Linux-ARM-Kernel Archive on lore.kernel.org
 help / color / Atom feed
From: Pavel Tatashin <pasha.tatashin@soleen.com>
To: James Morse <james.morse@arm.com>
Cc: Sasha Levin <sashal@kernel.org>, Jonathan Corbet <corbet@lwn.net>,
	Catalin Marinas <catalin.marinas@arm.com>,
	Linux Doc Mailing List <linux-doc@vger.kernel.org>,
	kexec mailing list <kexec@lists.infradead.org>,
	LKML <linux-kernel@vger.kernel.org>,
	James Morris <jmorris@namei.org>,
	"Eric W. Biederman" <ebiederm@xmission.com>,
	will@kernel.org, Linux ARM <linux-arm-kernel@lists.infradead.org>
Subject: Re: [RFC v1 0/4] arm64: MMU enabled kexec kernel relocation
Date: Wed, 17 Jul 2019 15:13:15 -0400
Message-ID: <CA+CK2bBj9UsQZCLsy-S8c_Kd5SRAPvtdS8s9P_Fdg+VifTbT5w@mail.gmail.com> (raw)
In-Reply-To: <4c8a3a11-adc2-efa4-f765-6be338546ae4@arm.com>

Hi James,

Thank you for taking a look at this work.

> After a quick skim:
>
> This will map 'nomap' regions of memory with cacheable attributes. This is a non-starter.
> These regions were described by firmware as having content that was/is written with
> different attributes. The attributes must match whenever it is mapped, otherwise we have a
> loss of coherency. Mapping this stuff as cacheable means the CPU can prefetch it into the
> cache whenever it likes.

> It may be important that we do not ever map some of these regions, even though its
> described as memory. On AMD-Seattle the bottom page of memory is reserved by firmware for
> its own use; it is made secure-only, and any access causes an
> external-abort/machine-check. UEFI describes this as 'Reserved', and we preserve this in
> the kernel as 'nomap'. The equivalent DT support uses memreserve, possibly with the
> 'nomap' attribute.
>
> Mapping a 'new'/unknown region with cacheable attributes can never be safe, even if we
> trusted kexec-tool to only write the kernel to memory. The host may be using a bigger page
> size causing more memory to become cacheable than was intended.
> Linux's EFI support rounds the UEFI memory map to the largest support page size, (and
> winges about firmware bugs).
> If we're allowing kexec to load images in a region not described as IORESOURCE_SYSTEM_RAM,
> that is a bug we should fix.

We are allowing this. If you consider this to be a bug, I will fix it,
and this will actually simplify the idmap page table. User will
receive an error during kexec load if a request is made to load into
!IORESOURCE_SYSTEM_RAM region.

>
> The only way to do this properly is to copy the linear mapping. The arch code has lots of
> complex code to generate it correctly at boot, we do not want to duplicate it.
> (this is why hibernate copies the linear mapping)

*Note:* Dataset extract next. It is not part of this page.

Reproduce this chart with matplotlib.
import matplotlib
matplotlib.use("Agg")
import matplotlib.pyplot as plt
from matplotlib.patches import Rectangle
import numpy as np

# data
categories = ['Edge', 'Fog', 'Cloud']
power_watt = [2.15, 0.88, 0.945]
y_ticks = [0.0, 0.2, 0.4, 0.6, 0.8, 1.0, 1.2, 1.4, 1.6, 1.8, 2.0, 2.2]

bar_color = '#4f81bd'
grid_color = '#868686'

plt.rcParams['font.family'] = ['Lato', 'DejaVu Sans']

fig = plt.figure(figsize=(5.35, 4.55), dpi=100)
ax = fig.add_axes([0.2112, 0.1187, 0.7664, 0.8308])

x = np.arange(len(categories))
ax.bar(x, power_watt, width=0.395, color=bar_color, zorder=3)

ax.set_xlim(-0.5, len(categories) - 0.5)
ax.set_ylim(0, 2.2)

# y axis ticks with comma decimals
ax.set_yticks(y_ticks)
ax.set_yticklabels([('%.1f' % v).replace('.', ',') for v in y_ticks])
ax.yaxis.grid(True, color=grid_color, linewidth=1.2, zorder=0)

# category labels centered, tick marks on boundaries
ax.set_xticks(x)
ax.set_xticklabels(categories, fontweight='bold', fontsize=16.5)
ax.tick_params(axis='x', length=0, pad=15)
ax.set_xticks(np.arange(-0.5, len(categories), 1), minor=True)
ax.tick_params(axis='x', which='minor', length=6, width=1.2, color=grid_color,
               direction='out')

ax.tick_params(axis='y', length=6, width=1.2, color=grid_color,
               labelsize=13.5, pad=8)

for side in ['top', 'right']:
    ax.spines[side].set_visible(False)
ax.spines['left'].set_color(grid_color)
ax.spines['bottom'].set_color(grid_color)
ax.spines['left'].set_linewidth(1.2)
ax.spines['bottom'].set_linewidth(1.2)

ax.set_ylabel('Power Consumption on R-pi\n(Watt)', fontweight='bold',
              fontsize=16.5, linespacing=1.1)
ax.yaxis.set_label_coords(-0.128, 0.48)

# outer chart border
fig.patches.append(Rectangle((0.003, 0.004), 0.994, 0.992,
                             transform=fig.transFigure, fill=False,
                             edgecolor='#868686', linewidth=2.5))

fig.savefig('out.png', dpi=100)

As I understand, you would like to take a copy of idmap page table,
and add entries only for segment
sources and destinations into the new page table?

If so, there is a slight problem: arch hook machine_kexec_prepare() is
called prior to loading segments from userland. We can solve this by
adding another hook that is called after kimage_terminate().

> These patches do not remove the running page tables from TTBR1. As you overwrite the live
> page tables you will corrupt the state of the CPU. The page-table walker may access things
> that aren't memory, cache memory that shouldn't be cached (see above), and allocate
> conflicting entries in the TLB.

Indeed. However, I was following what is done in create_safe_exec_page():
https://soleen.com/source/xref/linux/arch/arm64/kernel/hibernate.c?r=af873fce#263

ttbr1 is not removed there. Am I missing something, or is not yet
configured there?

I will set ttbr1 to zero page.

> You cannot use the mm page table helpers to build an idmap on arm64. The mm page table
> helpers have a compile-time VA_BITS, and we support systems where there is no memory below
> 1<<VA_BITS. (crazy huh!). Picking on AMD-Seattle again: if you boot a 4K 39bit VA kernel,
> the idmap will have more page table levels than the page table helpers can build. This is
> why there are special helpers to load the idmap, and twiddle TCR_EL1.T0SZ.
> You already need to copy the linear-map, so using an idmap is extra work. You want to work
> with linear-map addresses, you probably need to add the field to the appropriate structure.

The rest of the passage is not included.